* _Set task_
Write out the opening lines of the data word for word, up to and including the line with "from matplotlib.ticker import", and leave every picture and every later line out.

##### Dataset section

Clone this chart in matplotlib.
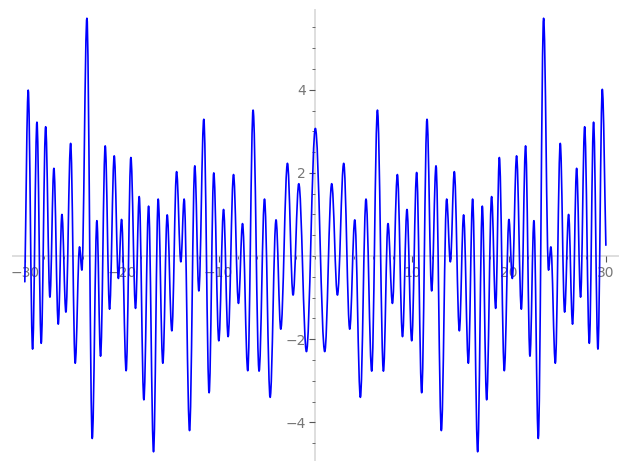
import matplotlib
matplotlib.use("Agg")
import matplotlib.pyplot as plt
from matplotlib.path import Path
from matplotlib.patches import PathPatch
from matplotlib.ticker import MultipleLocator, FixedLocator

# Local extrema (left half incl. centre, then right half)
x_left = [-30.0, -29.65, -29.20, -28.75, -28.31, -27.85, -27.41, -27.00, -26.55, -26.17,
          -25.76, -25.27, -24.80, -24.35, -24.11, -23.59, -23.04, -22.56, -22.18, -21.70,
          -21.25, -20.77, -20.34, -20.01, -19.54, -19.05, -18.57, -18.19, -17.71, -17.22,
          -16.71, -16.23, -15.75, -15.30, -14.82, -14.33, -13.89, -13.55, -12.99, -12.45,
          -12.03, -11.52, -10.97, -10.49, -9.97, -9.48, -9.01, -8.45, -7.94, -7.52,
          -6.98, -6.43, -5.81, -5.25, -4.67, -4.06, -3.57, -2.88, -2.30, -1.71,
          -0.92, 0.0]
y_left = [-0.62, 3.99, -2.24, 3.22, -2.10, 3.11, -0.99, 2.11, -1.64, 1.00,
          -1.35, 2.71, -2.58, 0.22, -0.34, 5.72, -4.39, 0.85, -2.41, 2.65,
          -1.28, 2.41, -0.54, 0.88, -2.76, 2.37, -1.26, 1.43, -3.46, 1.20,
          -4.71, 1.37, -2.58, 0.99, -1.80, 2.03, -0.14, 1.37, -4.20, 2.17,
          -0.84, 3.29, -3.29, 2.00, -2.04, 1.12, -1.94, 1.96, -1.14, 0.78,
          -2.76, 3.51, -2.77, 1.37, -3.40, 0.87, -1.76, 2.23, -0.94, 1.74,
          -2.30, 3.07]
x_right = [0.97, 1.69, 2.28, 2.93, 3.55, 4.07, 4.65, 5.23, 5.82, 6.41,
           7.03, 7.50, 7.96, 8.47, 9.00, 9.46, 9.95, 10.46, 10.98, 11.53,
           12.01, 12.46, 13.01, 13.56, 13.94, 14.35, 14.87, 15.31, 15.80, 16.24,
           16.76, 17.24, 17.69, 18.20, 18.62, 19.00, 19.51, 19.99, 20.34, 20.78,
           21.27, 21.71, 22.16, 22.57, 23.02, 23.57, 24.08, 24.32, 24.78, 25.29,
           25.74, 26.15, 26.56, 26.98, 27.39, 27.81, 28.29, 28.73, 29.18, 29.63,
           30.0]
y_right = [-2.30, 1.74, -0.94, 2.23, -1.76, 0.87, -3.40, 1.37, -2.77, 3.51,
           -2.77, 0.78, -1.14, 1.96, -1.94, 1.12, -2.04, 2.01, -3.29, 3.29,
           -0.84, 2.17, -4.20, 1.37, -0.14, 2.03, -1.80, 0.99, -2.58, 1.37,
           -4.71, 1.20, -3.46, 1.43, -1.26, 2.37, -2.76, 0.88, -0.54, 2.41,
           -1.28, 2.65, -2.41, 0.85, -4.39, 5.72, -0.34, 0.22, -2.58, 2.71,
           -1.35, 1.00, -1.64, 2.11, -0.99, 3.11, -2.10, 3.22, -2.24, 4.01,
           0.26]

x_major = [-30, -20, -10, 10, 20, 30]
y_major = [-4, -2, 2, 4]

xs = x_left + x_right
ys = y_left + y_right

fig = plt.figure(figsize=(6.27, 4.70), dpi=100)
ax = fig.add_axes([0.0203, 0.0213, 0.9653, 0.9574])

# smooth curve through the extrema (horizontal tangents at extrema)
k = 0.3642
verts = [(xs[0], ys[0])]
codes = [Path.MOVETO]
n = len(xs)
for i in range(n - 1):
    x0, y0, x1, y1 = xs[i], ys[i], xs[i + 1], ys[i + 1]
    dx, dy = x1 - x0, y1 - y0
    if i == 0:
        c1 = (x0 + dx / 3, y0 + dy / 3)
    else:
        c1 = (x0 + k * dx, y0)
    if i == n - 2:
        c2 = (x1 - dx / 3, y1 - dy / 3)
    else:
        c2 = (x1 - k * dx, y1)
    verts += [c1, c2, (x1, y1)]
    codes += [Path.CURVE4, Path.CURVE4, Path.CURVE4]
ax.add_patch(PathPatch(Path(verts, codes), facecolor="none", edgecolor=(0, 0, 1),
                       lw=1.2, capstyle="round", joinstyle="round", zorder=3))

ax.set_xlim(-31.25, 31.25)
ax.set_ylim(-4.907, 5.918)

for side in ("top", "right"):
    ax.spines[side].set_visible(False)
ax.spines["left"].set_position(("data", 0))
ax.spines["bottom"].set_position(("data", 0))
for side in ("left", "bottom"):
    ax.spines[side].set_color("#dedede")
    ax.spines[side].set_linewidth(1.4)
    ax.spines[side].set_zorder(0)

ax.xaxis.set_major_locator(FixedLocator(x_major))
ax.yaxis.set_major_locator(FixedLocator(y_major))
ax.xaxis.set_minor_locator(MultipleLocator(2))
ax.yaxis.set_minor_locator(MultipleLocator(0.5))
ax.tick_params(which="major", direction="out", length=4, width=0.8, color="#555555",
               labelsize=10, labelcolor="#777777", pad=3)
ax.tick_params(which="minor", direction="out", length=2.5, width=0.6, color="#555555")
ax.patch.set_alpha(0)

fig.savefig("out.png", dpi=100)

##########

* _Exercise result_
Clone this chart in matplotlib.
import matplotlib
matplotlib.use("Agg")
import matplotlib.pyplot as plt
from matplotlib.path import Path
from matplotlib.patches import PathPatch
from matplotlib.ticker import MultipleLocator, FixedLocator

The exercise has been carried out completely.